Ähnlich sieht es in Berlin aus: ab 08.08. zunächst nur für erotische Massagen und BSDM-Praktiken. Ab 01. 09. sind alle sexuellen Dienstleistungen – unter Corona-Schutzmaßnahmen – erlaubt.
Saarland hat die Bordelle ab 06. 08. geöffnet und Thüringen ist dem gefolgt zum 20. 08.
Wir fordern: Schleswig-Holstein, Hamburg, Bremen, Mecklenburg-Vorpommern, Niedersachsen, Brandenburg, Nordrhein-Westfalen, Hessen, Baden-Württemberg, Rheinland-Pfalz, Sachsen, Sachsen-Anhalt folgt den positiven Beispielen und öffnet sofort die Bordelle!

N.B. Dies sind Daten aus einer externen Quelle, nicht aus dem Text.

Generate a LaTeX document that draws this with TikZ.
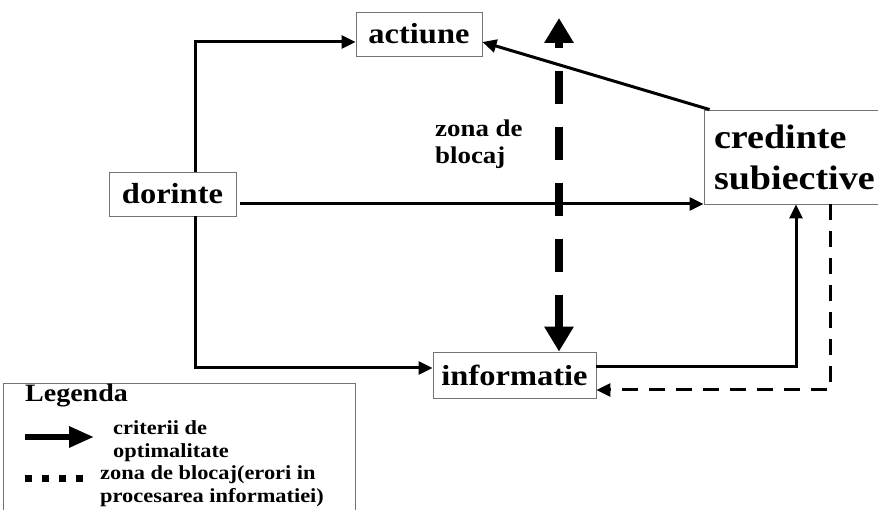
\documentclass[tikz,border=0pt]{standalone}
\usepackage{fontspec}
\setmainfont[FakeStretch=1.12]{Liberation Serif}
\usetikzlibrary{arrows.meta, positioning}
\tikzset{%
	box/.style={
		draw=black!55,
		line width=0.9pt,
		inner sep=0pt,
		font=\bfseries\fontsize{29}{31}\selectfont
	},
	flow/.style={
		line width=3pt,
		-{Triangle[length=14pt,width=13pt]}
	},
	blockflow/.style={
		line width=3pt,
		dash pattern=on 16pt off 11pt,
		-{Triangle[length=14pt,width=13pt]}
	},
	blockarrow/.style={
		line width=8pt,
		dash pattern=on 33pt off 23pt,
		{Triangle[length=25pt,width=28pt]}-{Triangle[length=25pt,width=28pt]}
	},
	note/.style={
		inner sep=0pt,
		align=left,
		font=\bfseries\fontsize{20}{22.5}\selectfont
	},
}
\begin{document}
\begin{tikzpicture}[x=1pt,y=-1pt]
			\useasboundingbox (0,0) rectangle (878,510);
			
			% Draw the boxes
			\node[box, minimum width=126pt, minimum height=44pt] (actiune) at (419,34) {actiune};
			\node[box, minimum width=127pt, minimum height=44pt] (dorinte) at (172.5,194) {dorinte};
			\node[box, minimum width=163pt, minimum height=46pt] (informatie) at (514.5,375) {informatie};
			\node[box, font=\bfseries\fontsize{34}{41}\selectfont, minimum width=184pt, minimum height=94pt,
				text width=164pt, align=left] (credinte) at (796,157) {credinte\\subiective};
			
			% Draw the blocking zone
			\node[note, font=\bfseries\fontsize{24}{27}\selectfont, anchor=west] (zona) at (435,144) {zona de\\blocaj};
			\coordinate (blocktop) at (559,18);
			\draw[blockarrow] ([xshift=44.5pt]informatie.north) -- (blocktop);
			
			% Draw arrows from dorinte
			\draw[flow] ([xshift=22.5pt]dorinte.north) |- ([yshift=-8pt]actiune.west);
			\draw[flow, shorten <=4pt] ([yshift=-10pt]dorinte.east) -- ([yshift=-10pt]dorinte.east -| credinte.west);
			\draw[flow] ([xshift=22.5pt]dorinte.south) |- ([yshift=7pt]informatie.west);
			
			% Draw arrows from informatie and credinte
			\draw[flow] ([yshift=8pt]informatie.east) -| (credinte.south);
			\draw[flow] ([xshift=6pt]credinte.north west) -- ([yshift=-8pt]actiune.east);
			\draw[blockflow] ([xshift=34pt]credinte.south) |- ([yshift=-15pt]informatie.east);
			
			% Draw the legend
			\draw[draw=black!55, line width=0.9pt] (3,383) rectangle (355,530);
			\node[note, font=\bfseries\fontsize{25}{27}\selectfont, anchor=base west] (legenda) at (25,402) {Legenda};
			\coordinate (legA) at (25,437);
			\coordinate (legB) at (94,437);
			\draw[line width=6pt, -{Triangle[length=25pt,width=20pt]}] (legA) -- (legB);
			\node[note, anchor=west] (legopt) at (113,441) {criterii de\\optimalitate};
			\coordinate (legC) at (25,478.5);
			\coordinate (legD) at (84,478.5);
			\draw[line width=7pt, dash pattern=on 7pt off 10pt] (legC) -- (legD);
			\node[note, anchor=west] (legblock) at (100,486) {zona de blocaj(erori in\\procesarea informatiei)};
			
		\end{tikzpicture}
\end{document}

Sexarbeiter*innen und Bordellbetreiber*innen haben die gleichen Rechte wie andere Erwerbstätigen und andere Branchen. Wir sind zudem erwiesenermaßen seit Jahrzehnten die Experten in Sachen Gesundheit und Hygiene. Auch uns ist der Schutz vor einer Ansteckung mit Covid19 wichtig.
Wir fordern Gleichbehandlung und Verhältnismäßigkeit.
Eine längere Schließung der Bordelle hat mit der Pandemie nichts zu tun!